I am sitting in my office poring over a pile of mail that has come across my desk during the past five years. I have saved all of it, every compliment, every criticism. I've learned from the letters. I've learned what you care about, what makes you angry, what makes you cry.

You sustained me when I thought all the words had been said, when I wondered what gave me the right to be espousing theories, to be telling you about my family and friends.

When self doubt sat on my chest like too many pounds of weights, a letter would come along, saying, “Hey, that's the way I feel. You wrote that column about me! How did you know?” And your words would lift and inspire me.

What I gleaned most from your letters is something I suppose I knew all along. The world may change, but people don't. Franklin, Roosevelt, or Ronald Reagan may sit in the White House, Hitler, or Khadafi may terrorize the world. Everything may change outside us, but inside we fight the same demons, we dream the same dreams. We love. We cry. We worry. We regret. Rabbit is only Babbitt in a fancier car, our shared emotions binding us to the past and connecting us to the future as they have connected me to you.

“Why do you write” you have asked in so many notes. “Where do you get your ideas? “The ideas come from life, observed, overheard, sometimes from my children, sometimes from strangers. At times they seem to appear from nowhere, but really they have been waiting, unresolved feelings, wayward facts that won't let me be until I have given them words. Why do I write? Because I have to, because I never know how I feel about something until I've thought it out on paper. The spoken word is impatient; it flits through the air, determined to make an impression before it has done its homework. And because it is impetuous, it is not always accurate.
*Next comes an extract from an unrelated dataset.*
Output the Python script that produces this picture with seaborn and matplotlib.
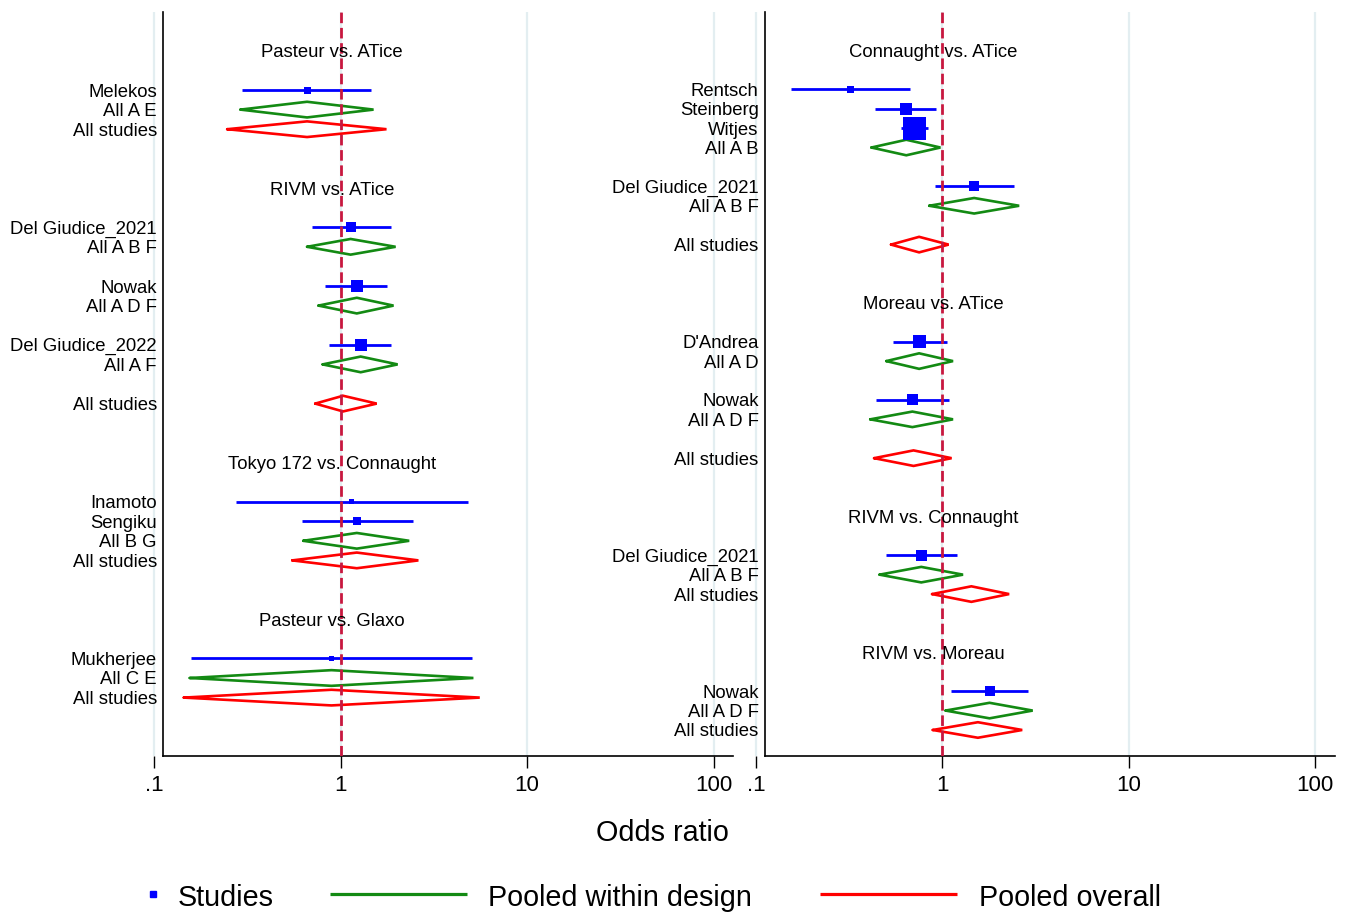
import numpy as np
import pandas as pd
import matplotlib
matplotlib.use("Agg")
import matplotlib.pyplot as plt
import seaborn as sns

# ---------------- data ----------------
nan = np.nan
# left panel
L_labels = ["Pasteur vs. ATice", "", "Melekos", "All A E", "All studies", "", "",
            "RIVM vs. ATice", "", "Del Giudice_2021", "All A B F", "", "Nowak", "All A D F", "",
            "Del Giudice_2022", "All A F", "", "All studies", "", "",
            "Tokyo 172 vs. Connaught", "", "Inamoto", "Sengiku", "All B G", "All studies", "", "",
            "Pasteur vs. Glaxo", "", "Mukherjee", "All C E", "All studies"]
L_kind = ["head", "gap", "study", "design", "overall", "gap", "gap",
          "head", "gap", "study", "design", "gap", "study", "design", "gap",
          "study", "design", "gap", "overall", "gap", "gap",
          "head", "gap", "study", "study", "design", "overall", "gap", "gap",
          "head", "gap", "study", "design", "overall"]
L_est = [nan, nan, 0.66, 0.66, 0.66, nan, nan,
         nan, nan, 1.13, 1.13, nan, 1.22, 1.22, nan,
         1.28, 1.28, nan, 1.03, nan, nan,
         nan, nan, 1.14, 1.23, 1.22, 1.22, nan, nan,
         nan, nan, 0.892, 0.892, 0.892]
L_lo = [nan, nan, 0.296, 0.29, 0.246, nan, nan,
        nan, nan, 0.70, 0.66, nan, 0.82, 0.76, nan,
        0.87, 0.80, nan, 0.73, nan, nan,
        nan, nan, 0.275, 0.62, 0.63, 0.55, nan, nan,
        nan, nan, 0.157, 0.155, 0.144]
L_hi = [nan, nan, 1.45, 1.50, 1.76, nan, nan,
        nan, nan, 1.85, 1.97, nan, 1.78, 1.92, nan,
        1.87, 2.02, nan, 1.56, nan, nan,
        nan, nan, 4.82, 2.45, 2.33, 2.61, nan, nan,
        nan, nan, 5.05, 5.15, 5.57]
L_weight = [nan, nan, 7, nan, nan, nan, nan,
            nan, nan, 10, nan, nan, 12, nan, nan,
            12, nan, nan, nan, nan, nan,
            nan, nan, 5, 8, nan, nan, nan, nan,
            nan, nan, 5, nan, nan]

# right panel
R_labels = ["Connaught vs. ATice", "", "Rentsch", "Steinberg", "Witjes", "All A B", "",
            "Del Giudice_2021", "All A B F", "", "All studies", "", "",
            "Moreau vs. ATice", "", "D'Andrea", "All A D", "", "Nowak", "All A D F", "",
            "All studies", "", "",
            "RIVM vs. Connaught", "", "Del Giudice_2021", "All A B F", "All studies", "", "",
            "RIVM vs. Moreau", "", "Nowak", "All A D F", "All studies"]
R_kind = ["head", "gap", "study", "study", "study", "design", "gap",
          "study", "design", "gap", "overall", "gap", "gap",
          "head", "gap", "study", "design", "gap", "study", "design", "gap",
          "overall", "gap", "gap",
          "head", "gap", "study", "design", "overall", "gap", "gap",
          "head", "gap", "study", "design", "overall"]
R_est = [nan, nan, 0.32, 0.637, 0.706, 0.64, nan,
         1.48, 1.48, nan, 0.75, nan, nan,
         nan, nan, 0.75, 0.75, nan, 0.69, 0.69, nan,
         0.70, nan, nan,
         nan, nan, 0.77, 0.77, 1.43, nan, nan,
         nan, nan, 1.79, 1.79, 1.55]
R_lo = [nan, nan, 0.154, 0.437, 0.597, 0.416, nan,
        0.91, 0.85, nan, 0.53, nan, nan,
        nan, nan, 0.54, 0.50, nan, 0.44, 0.41, nan,
        0.43, nan, nan,
        nan, nan, 0.50, 0.46, 0.88, nan, nan,
        nan, nan, 1.11, 1.04, 0.888]
R_hi = [nan, nan, 0.668, 0.925, 0.839, 0.976, nan,
        2.42, 2.58, nan, 1.08, nan, nan,
        nan, nan, 1.06, 1.14, nan, 1.08, 1.14, nan,
        1.12, nan, nan,
        nan, nan, 1.20, 1.29, 2.28, nan, nan,
        nan, nan, 2.87, 3.05, 2.68]
R_weight = [nan, nan, 7, 12, 23, nan, nan,
            10, nan, nan, nan, nan, nan,
            nan, nan, 13, nan, nan, 11, nan, nan,
            nan, nan, nan,
            nan, nan, 11, nan, nan, nan, nan,
            nan, nan, 10, nan, nan]

TICKS = [0.1, 1, 10, 100]
TICK_LABELS = [".1", "1", "10", "100"]
XLABEL = "Odds ratio"
LEGEND_LABELS = ["Studies", "Pooled within design", "Pooled overall"]

# ---------------- style ----------------
BLUE = "#0000ff"
GREEN = "#138a13"
RED = "#ff0000"
REF = "#c8173f"
GRID = "#e3eef1"

sns.set_theme(style="white")
plt.rcParams["font.family"] = ["Liberation Sans", "DejaVu Sans"]
plt.rcParams["text.color"] = "black"
plt.rcParams["axes.labelcolor"] = "black"
plt.rcParams["xtick.color"] = "black"
plt.rcParams["ytick.color"] = "black"

W, H = 1350, 913
fig = plt.figure(figsize=(W / 100, H / 100), dpi=100)

XLIM = (10 ** -1.0177, 10 ** 2.1045)
SPINE_X = 0.112
DH = 0.4  # diamond half height in rows


def draw_panel(ax, labels, kind, est, lo, hi, wt, ylim):
    df = pd.DataFrame(dict(label=labels, kind=kind, est=est, lo=lo, hi=hi, wt=wt))
    df["row"] = np.arange(len(df), dtype=float)
    ax.set_xscale("log")
    ax.set_xlim(*XLIM)
    ax.set_ylim(*ylim)
    ax.set_xticks(TICKS, TICK_LABELS)
    ax.minorticks_off()
    ax.xaxis.grid(True, color=GRID, lw=1.6, zorder=0)
    ax.yaxis.grid(False)
    ax.set_axisbelow(True)

    ax.axvline(1, color=REF, lw=2.0, ls=(0, (3.8, 1.7)), zorder=4)

    st = df[df.kind == "study"].copy()
    ax.hlines(st.row, st.lo, st.hi, color=BLUE, lw=2.0, zorder=3)
    st["area"] = (st.wt * 0.72) ** 2
    amin, amax = st.area.min(), st.area.max()
    sns.scatterplot(data=st, x="est", y="row", size="area", sizes=(amin, amax),
                    size_norm=(amin, amax), marker="s", color=BLUE, linewidth=0,
                    legend=False, ax=ax, zorder=5)

    for kd, col in [("design", GREEN), ("overall", RED)]:
        sub = df[df.kind == kd]
        for _, r in sub.iterrows():
            ax.plot([r.lo, r.est, r.hi, r.est, r.lo],
                    [r.row, r.row - DH, r.row, r.row + DH, r.row],
                    color=col, lw=1.9, zorder=3, solid_joinstyle="miter")

    for _, r in df[df.kind == "head"].iterrows():
        ax.text(0.895, r.row, r.label, ha="center", va="center_baseline",
                fontsize=13.3, color="black", zorder=6)

    lab = df[df.kind.isin(["study", "design", "overall"])]
    ax.set_yticks(lab.row, lab.label)
    ax.tick_params(axis="y", length=0, pad=4.7, labelsize=13.3, colors="black")
    ax.tick_params(axis="x", length=8.6, width=1.0, pad=5, labelsize=16,
                   direction="out", colors="black", bottom=True)
    ax.set_xlabel("")
    ax.set_ylabel("")
    for s in ["top", "right"]:
        ax.spines[s].set_visible(False)
    ax.spines["left"].set_position(("data", SPINE_X))
    ax.spines["left"].set_color("black")
    ax.spines["left"].set_linewidth(1.2)
    ax.spines["bottom"].set_color("black")
    ax.spines["bottom"].set_linewidth(1.2)
    ax.spines["bottom"].set_bounds(SPINE_X, XLIM[1])


top_px, bot_px = 12, 756
axL = fig.add_axes([151 / W, 1 - bot_px / H, 582 / W, (bot_px - top_px) / H])
axR = fig.add_axes([752.7 / W, 1 - bot_px / H, 582 / W, (bot_px - top_px) / H])

draw_panel(axL, L_labels, L_kind, L_est, L_lo, L_hi, L_weight, (35.98, -1.98))
draw_panel(axR, R_labels, R_kind, R_est, R_lo, R_hi, R_weight, (36.34, -1.98))

# overlay in pixel coords for x title and legend
ov = fig.add_axes([0, 0, 1, 1])
ov.set_xlim(0, W)
ov.set_ylim(H, 0)
ov.axis("off")
ov.text(662.5, 841, XLABEL, ha="center", va="baseline", fontsize=20.7, color="black")

ov.plot([153], [894.5], marker="s", ms=4.3, color=BLUE, ls="none")
ov.text(177.7, 905.7, LEGEND_LABELS[0], ha="left", va="baseline", fontsize=20.7, color="black")
ov.plot([330, 467], [894, 894], color=GREEN, lw=2.3, solid_capstyle="butt")
ov.text(488.3, 905.7, LEGEND_LABELS[1], ha="left", va="baseline", fontsize=20.7, color="black")
ov.plot([820, 957], [894, 894], color=RED, lw=2.3, solid_capstyle="butt")
ov.text(979.3, 905.7, LEGEND_LABELS[2], ha="left", va="baseline", fontsize=20.7, color="black")

fig.savefig("out.png", dpi=100, facecolor="white")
I have tried to be accurate and honest. That honesty didn't always come easily. There were feelings, small intimacies, I was reluctant to share. I didn't want to tell you about my children. I didn't want to let you so personally into my life. Sometimes, after writing, I felt exposed and vulnerable, but it was okay because your letters came, corroboration that what I was feeling you were feeling, too, that we were in this together. These letters made my work a joy.

The other day I was at the movies, the theatre packed, and people, in the process of sitting down, accidentally brushed a shoulder here, and elbow there. “I’m sorry’s” and “excuse me’s” buzzed through the air, the accidental touching of a stranger caused for contrition.

And I thought, not for the first time, but with renewed sadness, how strange it is that here we are, all prisoners of this world, stuck here for an undetermined length of time, facing all the same problems, yet we remain resolutely aloof, regarding each other cautiously, almost with curiosity, excusing, and I'm sorrying our way through life, as if the stranger at the movies, whose armrest we share, has no relationship to us.

But he does. You see, he is us.

Too many of us live life in isolation, holding the hand of a spouse surrounded by family and friends, sharing events and decades, but guarding our secret selves. We hoard hurts, joys, fears, expectations. Why, because we're afraid. Because we think no one has felt what we are feeling. We fear exposure, rejection. We think no one will understand. That's a pity, because our feelings aren't unique and we aren't alone.

We have learned this, you and I. We are not strangers in a movie theater. We have touched each other by sharing our thoughts and a little bit of our lives.

I will reread your letters years from now, and remember this, and I will feel renewed. And for this privilege, I will be forever grateful.